Dreamsigns, Numerology, and Inner Patterns:

For those exploring numerology, dreamsigns offer a fascinating layer of personal symbolism. The numbers prominent in your chart might influence the types of dreamsigns you experience.

  • Life Path 1: Might notice dreamsigns related to leadership challenges or unusual personal actions.
  • Life Path 2: Could be sensitive to contextual dreamsigns involving relationships or strange emotional atmospheres.
  • Life Path 3: May experience highly creative or transformative form signs (morphing objects, bizarre appearances).
  • Life Path 5: Might frequently encounter action dreamsigns involving freedom, travel, or breaking rules (like flying!).
  • Life Path 7: Could be attuned to inner awareness signs – strange thoughts, altered perceptions, or deep intuitive feelings within the dream.
  • Master Numbers (11, 22): Might experience particularly profound or symbolically rich dreamsigns, perhaps involving light, spiritual figures, or large-scale impossible events, reflecting their potential for higher awareness.
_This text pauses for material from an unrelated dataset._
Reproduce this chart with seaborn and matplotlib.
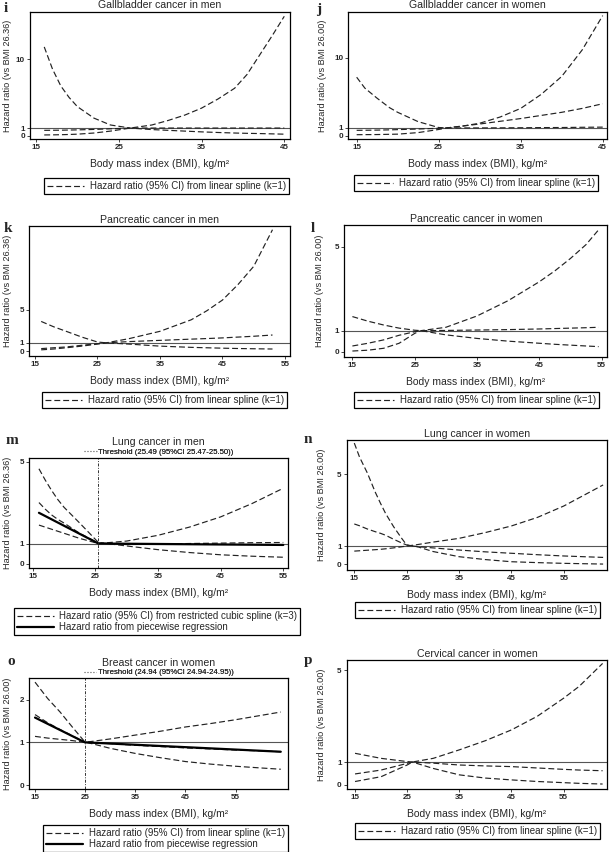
import matplotlib
matplotlib.use("Agg")
import matplotlib.pyplot as plt
import seaborn as sns
from matplotlib.lines import Line2D

W, H = 609, 852

# ---- data (hazard ratios) ----
# i: gallbladder cancer, men
bmi_i = [16, 17, 18, 19, 20, 22, 24, 26.4, 29, 31, 33, 35, 37, 39, 40.5, 42, 43.5, 45]
i_a = [11.6, 8.7, 6.5, 5.0, 3.8, 2.3, 1.4, 1.0, 0.8, 0.7, 0.6, 0.5, 0.42, 0.35, 0.31, 0.28, 0.24, 0.2]
i_b = [0.1, 0.11, 0.13, 0.16, 0.2, 0.35, 0.6, 1.0, 1.4, 2.0, 2.7, 3.6, 4.8, 6.2, 8.0, 10.5, 13.0, 15.6]
i_c = [0.7, 0.71, 0.72, 0.74, 0.76, 0.82, 0.9, 1.0, 1.0, 1.0, 1.0, 1.0, 1.0, 1.0, 1.0, 1.0, 1.0, 1.0]

# j: gallbladder cancer, women
bmi_j = [15, 16, 17.5, 19, 20, 22.5, 25, 26, 28, 30, 32.5, 35, 37.5, 40, 42.5, 45]
j_a = [7.5, 6.1, 4.8, 3.6, 3.0, 1.8, 1.05, 1.0, 1.0, 1.0, 1.01, 1.02, 1.04, 1.05, 1.08, 1.1]
j_b = [0.13, 0.14, 0.15, 0.18, 0.2, 0.4, 0.8, 1.0, 1.25, 1.6, 2.4, 3.5, 5.3, 7.6, 11.0, 15.4]
j_c = [0.69, 0.7, 0.72, 0.75, 0.78, 0.86, 0.95, 1.0, 1.25, 1.5, 1.85, 2.2, 2.6, 3.0, 3.5, 4.1]

# k: pancreatic cancer, men
bmi_k = [16, 18, 20, 22.5, 25, 26.4, 30, 35, 40, 42.5, 45, 47.5, 50, 53]
k_a = [3.6, 2.95, 2.4, 1.7, 1.1, 1.0, 0.85, 0.6, 0.45, 0.4, 0.35, 0.31, 0.28, 0.25]
k_b = [0.15, 0.25, 0.4, 0.6, 0.85, 1.0, 1.5, 2.4, 3.8, 4.9, 6.2, 8.1, 10.3, 14.75]
k_c = [0.3, 0.4, 0.5, 0.7, 0.9, 1.0, 1.15, 1.3, 1.45, 1.52, 1.6, 1.7, 1.8, 1.95]

# l: pancreatic cancer, women
bmi_l = [15, 17.5, 20, 22.5, 25, 26, 30, 35, 40, 45, 47.5, 50, 52.5, 54.5]
l_a = [1.67, 1.45, 1.27, 1.12, 1.02, 1.0, 0.8, 0.63, 0.5, 0.4, 0.35, 0.31, 0.27, 0.24]
l_b = [0.03, 0.07, 0.16, 0.4, 0.87, 1.0, 1.16, 1.7, 2.43, 3.33, 3.85, 4.44, 5.1, 5.8]
l_c = [0.27, 0.4, 0.56, 0.78, 0.95, 1.0, 1.01, 1.03, 1.05, 1.08, 1.1, 1.12, 1.14, 1.16]

# m: lung cancer, men (restricted cubic spline + piecewise)
bmi_m = [16, 17, 18, 19, 20, 22.5, 25.49, 30, 35, 40, 45, 50, 55]
m_a = [4.65, 4.1, 3.6, 3.15, 2.77, 2.0, 1.05, 0.88, 0.7, 0.56, 0.45, 0.38, 0.33]
m_b = [3.0, 2.68, 2.4, 2.18, 2.0, 1.5, 1.02, 0.95, 0.97, 1.0, 1.02, 1.04, 1.05]
m_c = [1.9, 1.8, 1.7, 1.6, 1.5, 1.25, 1.0, 1.12, 1.4, 1.8, 2.3, 2.95, 3.7]
bmi_m_pw = [16, 25.49, 55]
m_pw = [2.5, 1.0, 0.93]
m_threshold = 25.49
m_thr_text = "Threshold (25.49 (95%CI 25.47-25.50))"

# n: lung cancer, women
bmi_n = [15, 16, 17.5, 19, 20, 21, 22.5, 24, 25, 27, 30, 35, 40, 45, 50, 55, 62.5]
n_a = [6.73, 5.95, 5.06, 4.0, 3.38, 2.8, 2.08, 1.45, 1.06, 0.97, 0.7, 0.41, 0.25, 0.13, 0.08, 0.04, 0.0]
n_b = [2.23, 2.13, 1.95, 1.8, 1.71, 1.6, 1.38, 1.18, 1.06, 0.97, 0.9, 0.78, 0.68, 0.6, 0.52, 0.45, 0.37]
n_c = [0.72, 0.74, 0.77, 0.8, 0.82, 0.85, 0.9, 0.96, 1.0, 1.08, 1.22, 1.43, 1.75, 2.12, 2.6, 3.23, 4.4]

# o: breast cancer, women (linear spline + piecewise)
bmi_o = [15, 17.5, 20, 22.5, 24.94, 30, 35, 40, 45, 50, 55, 60, 64]
o_a = [2.41, 2.03, 1.71, 1.35, 1.01, 0.86, 0.74, 0.64, 0.55, 0.49, 0.44, 0.4, 0.37]
o_b = [1.65, 1.46, 1.3, 1.15, 1.0, 0.97, 0.93, 0.9, 0.87, 0.845, 0.82, 0.8, 0.78]
o_c = [1.14, 1.1, 1.07, 1.04, 1.0, 1.08, 1.17, 1.26, 1.36, 1.44, 1.53, 1.63, 1.71]
bmi_o_pw = [15, 24.94, 64]
o_pw = [1.58, 1.0, 0.78]
o_threshold = 24.94
o_thr_text = "Threshold (24.94 (95%CI 24.94-24.95))"

# p: cervical cancer, women
bmi_p = [15, 20, 25, 26, 30, 35, 40, 45, 50, 55, 58, 62.5]
p_a = [1.38, 1.16, 1.02, 1.0, 0.72, 0.44, 0.3, 0.22, 0.15, 0.1, 0.07, 0.04]
p_b = [0.15, 0.36, 0.87, 1.0, 1.16, 1.53, 1.93, 2.4, 3.0, 3.78, 4.3, 5.3]
p_c = [0.48, 0.65, 0.94, 1.0, 0.95, 0.87, 0.83, 0.8, 0.74, 0.68, 0.65, 0.62]

lin_label = "Hazard ratio (95% CI) from linear spline (k=1)"
rcs_label = "Hazard ratio (95% CI) from restricted cubic spline (k=3)"
pw_label = "Hazard ratio from piecewise regression"
ylab_men = "Hazard ratio (vs BMI 26.36)"
ylab_women = "Hazard ratio (vs BMI 26.00)"
xlab = "Body mass index (BMI), kg/m²"

sns.set_theme(style="ticks")
plt.rcParams['font.family'] = ['Liberation Sans', 'DejaVu Sans']

fig = plt.figure(figsize=(W / 100, H / 100), dpi=100)

DASH = (0, (5, 2.5))
CURVE = '#222222'


def draw_panel(box, letter, title, ylabel, x, curves, xlim, ylim, xticks, yticks,
               leg_center, leg_top, leg_label, pw=None, threshold=None, thr_text=None,
               letter_xy=(0, 0, 0)):
    l, t, r, b = box
    ax = fig.add_axes([l / W, 1 - b / H, (r - l) / W, (b - t) / H])
    ax.axhline(1, color='#555555', lw=0.8, zorder=1)
    for ys in curves:
        sns.lineplot(x=x, y=ys, ax=ax, color=CURVE, lw=0.85, linestyle=DASH,
                     estimator=None, sort=False, legend=False)
    if pw is not None:
        sns.lineplot(x=pw[0], y=pw[1], ax=ax, color='black', lw=1.6,
                     estimator=None, sort=False, legend=False)
    if threshold is not None:
        ax.axvline(threshold, color='#333333', lw=0.7, linestyle=(0, (3, 1.5, 1, 1.5)))
        th = ax.legend([Line2D([], [], color='#888888', lw=0.8, linestyle=':')], [thr_text],
                       loc='lower center', bbox_to_anchor=(0.5, 1.0), frameon=False,
                       fontsize=5.6, handlelength=1.6, handletextpad=0.2,
                       borderpad=0.1, borderaxespad=0.15)
        ax.add_artist(th)
        pad = 9.2
    else:
        pad = 2.4
    ax.set_title(title, fontsize=7.6, pad=pad)
    ax.set_xlim(*xlim)
    ax.set_ylim(*ylim)
    ax.set_xticks(xticks)
    ax.set_yticks(yticks)
    ax.tick_params(axis='both', labelsize=5.8, length=2.2, width=0.6, pad=1.5, direction='out')
    for lab in ax.get_xticklabels() + ax.get_yticklabels():
        lab.set_fontweight('bold')
    for s in ax.spines.values():
        s.set_linewidth(0.9)
        s.set_color('black')
    ax.set_xlabel(xlab, fontsize=7.5)
    ax.set_ylabel(ylabel, fontsize=6.6)
    hpx = b - t
    wpx = r - l
    ax.xaxis.set_label_coords(0.5, -20 / hpx)
    ax.xaxis.label.set_va('top')
    ax.yaxis.set_label_coords(-(l - letter_xy[2]) / wpx, 0.5)

    handles = [Line2D([], [], color=CURVE, lw=0.85, linestyle=DASH)]
    labels = [leg_label]
    if pw is not None:
        handles.append(Line2D([], [], color='black', lw=1.6))
        labels.append(pw_label)
    leg = fig.legend(handles, labels, loc='upper center',
                     bbox_to_anchor=(leg_center / W, 1 - leg_top / H),
                     frameon=True, fancybox=False, edgecolor='black', fontsize=7,
                     handlelength=3.8, handletextpad=0.6, borderpad=0.3,
                     labelspacing=0.15, borderaxespad=0, framealpha=1)
    leg.get_frame().set_linewidth(0.9)

    fig.text(letter_xy[0] / W, 1 - letter_xy[1] / H, letter, fontfamily='Liberation Serif',
             fontweight='bold', fontsize=11, va='baseline', ha='left')
    return ax


ticks4 = [15, 25, 35, 45]
ticks5 = [15, 25, 35, 45, 55]

draw_panel((30, 11.7, 290, 139.3), 'i', 'Gallbladder cancer in men', ylab_men,
           bmi_i, [i_a, i_b, i_c], (14.28, 45.69), (-0.47, 16.2), ticks4, [0, 1, 10],
           166.5, 178, lin_label, letter_xy=(4, 12, 12))
draw_panel((348.3, 11.7, 607.3, 139.3), 'j', 'Gallbladder cancer in women', ylab_women,
           bmi_j, [j_a, j_b, j_c], (13.98, 45.56), (-0.46, 15.9), ticks4, [0, 1, 10],
           476, 175, lin_label, letter_xy=(316, 13, 327))
draw_panel((29.3, 226, 290, 356), 'k', 'Pancreatic cancer in men', ylab_men,
           bmi_k, [k_a, k_b, k_c], (14.1, 55.8), (-0.6, 15.2), ticks5, [0, 1, 5],
           164.5, 392, lin_label, letter_xy=(4, 232, 12))
draw_panel((344.3, 225, 607.3, 356.7), 'l', 'Pancreatic cancer in women', ylab_women,
           bmi_l, [l_a, l_b, l_c], (13.7, 55.9), (-0.24, 6.03), ticks5, [0, 1, 5],
           476.5, 392, lin_label, letter_xy=(311, 232, 324))
draw_panel((29.3, 457.7, 288.3, 568.3), 'm', 'Lung cancer in men', ylab_men,
           bmi_m, [m_a, m_b, m_c], (14.46, 55.8), (-0.21, 5.19), ticks5, [0, 1, 5],
           157, 608, rcs_label, pw=(bmi_m_pw, m_pw), threshold=m_threshold,
           thr_text=m_thr_text, letter_xy=(6, 444, 12))
draw_panel((346.7, 440, 607.3, 570), 'n', 'Lung cancer in women', ylab_women,
           bmi_n, [n_a, n_b, n_c], (13.55, 63.3), (-0.33, 6.9), ticks5, [0, 1, 5],
           477.5, 602, lin_label, letter_xy=(304, 443, 326))
draw_panel((29.3, 678.3, 288.3, 789.3), 'o', 'Breast cancer in women', ylab_women,
           bmi_o, [o_a, o_b, o_c], (13.86, 65.5), (-0.1, 2.5), ticks5, [0, 1, 2],
           165.5, 825, lin_label, pw=(bmi_o_pw, o_pw), threshold=o_threshold,
           thr_text=o_thr_text, letter_xy=(7, 665, 12))
draw_panel((346.7, 660, 607.3, 789.3), 'p', 'Cervical cancer in women', ylab_women,
           bmi_p, [p_a, p_b, p_c], (13.4, 63.4), (-0.19, 5.45), ticks5, [0, 1, 5],
           477.5, 823, lin_label, letter_xy=(304, 664, 326))

fig.savefig('out.png', dpi=100)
Look at your recurring dreamsigns through the lens of your personal numbers. Does the type of weirdness that triggers your potential lucidity resonate with the core energies or lessons associated with your numbers? This can add depth to both your dream interpretation and your numerological understanding.

Your Personal Wake-Up Calls

Dreamsigns are your personalized keys to the kingdom of lucidity. They are the little glitches, the delightful impossibilities, the moments of beautiful absurdity that your dreaming mind offers up night after night.

Most of the time, we sleep right through them. But by becoming a curious detective of your own dream world, by learning to spot these signs and training your mind to recognize them, you can turn these odd moments into powerful triggers for conscious awareness.

Pay attention to the weirdness. Embrace the strange. Your dreams are constantly sending you signals. Learn to read them, and you’ll soon find yourself awake and exploring a world limited only by your imagination.